“Le chrysanthème et le sabre”, comprendre le Japon depuis les États-Unis

Le Pentagone a commandé cet ouvrage à Ruth Benedict afin de décortiquer la mentalité japonaise et préparer la future occupation du pays.

12.10.2021

TexteClémence Leleu

© Éditions Picquier

Le chrysanthème et le sabre est un ouvrage ambivalent et dont la publication a été beaucoup discutée. Pour le comprendre, il suffit de poser le contexte : nous sommes en 1944 et la guerre du Pacifique fait rage. Le Pentagone, quartier général du ministère de la Défense américain, commence à mettre au point une stratégie d’occupation du Japon, en cas de victoire. Problème, la société et les mentalités japonaises leur restent presque inconnues. C’est ainsi que l’on demande à Ruth Benedict, célèbre anthropologue américaine, de publier un rapport précis sur le sujet. Seulement, Ruth Benedict n’a jamais mis un pied au Japon, ne l’a jamais étudié et n’en parle pas la langue. Et en pleine guerre, il lui est bien impossible de s’y rendre. 

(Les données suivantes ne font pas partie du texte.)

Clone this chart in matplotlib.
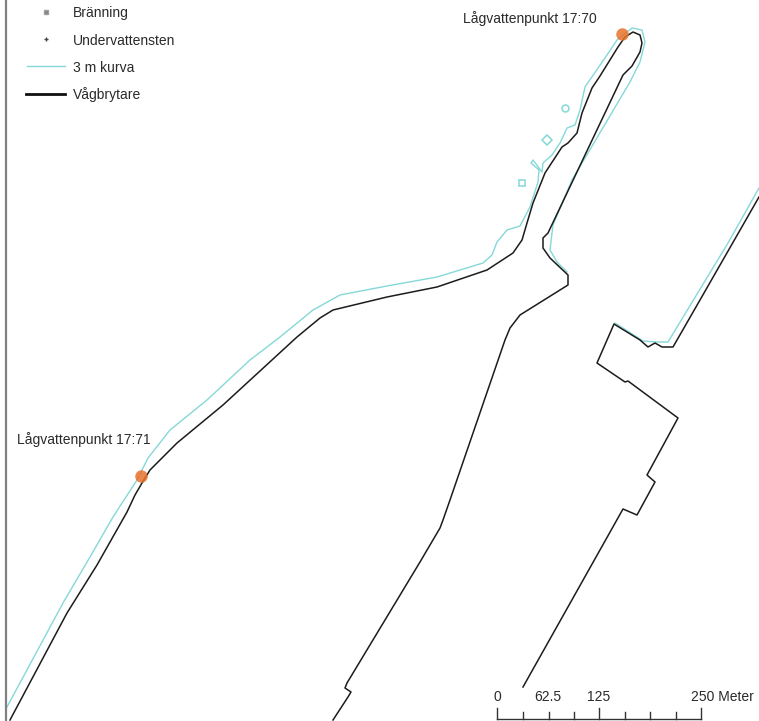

Pourtant, un an plus tard Ruth Benedict rend son rapport alors que la guerre n’est pas encore terminée. Un rapport qui s’appuie sur divers matériaux : de la littérature traduite, des films d’avant-guerre et des entretiens menés exclusivement avec des prisonniers de guerre et des immigrés japonais internés. Cet ouvrage — publié en 1946 et dont les conclusions ont souvent été remises en question par la suite tant il lui manque un travail de terrain — devient, à sa traduction en japonais en 1948, un best-seller dans l’archipel. 

 

Ne pas toucher à l’Empereur

Ruth Benedict y déploie sa thèse principale : chaque être humain répond aux stimuli divers à travers le prisme de la culture. La société règle les manières de penser et d’agir, tandis que la culture est la morale qui forge les valeurs. Elle décrit également le modèle sociétal japonais qui serait fondé autour de notions principales dont l’obligation, la dette et le devoir. Mais aussi la honte, qui selon elle est un pivot : les Japonais se tiendraient et agiraient conformément  aux codes appris dès lors qu’ils sont en public. Une conformité aux codes qui s’efface une fois chacun à l’abri des regards. 

Un rapport qui a eu un poids politique majeur puisqu’une des recommandations de l’autrice fut particulièrement suivie par le pouvoir américain. Ruth Benedict y écrivait qu’il était primordial de ne pas toucher à la figure politique impériale après l’occupation. Le général Douglas MacArthur la suivit, l’empereur Hirohito fut ainsi exempté de toute poursuite pour crime de guerre. 

Le chrysanthème et le sabre, un titre fort en symboles — le chrysanthème étant celui du pouvoir impérial tandis que le sabre est celui de la tradition samouraï — est un ouvrage qui éclaire à la fois une période et un contexte historique, mais qu’il est nécessaire de replacer dans son contexte : celui d’un exercice réalisé depuis les États-Unis, avec une vision souvent parcellaire de ce qu’est un citoyen japonais.  

 

Le chrysanthème et le sabre (1946), un ouvrage de Ruth Benedict publié aux éditions Picquier.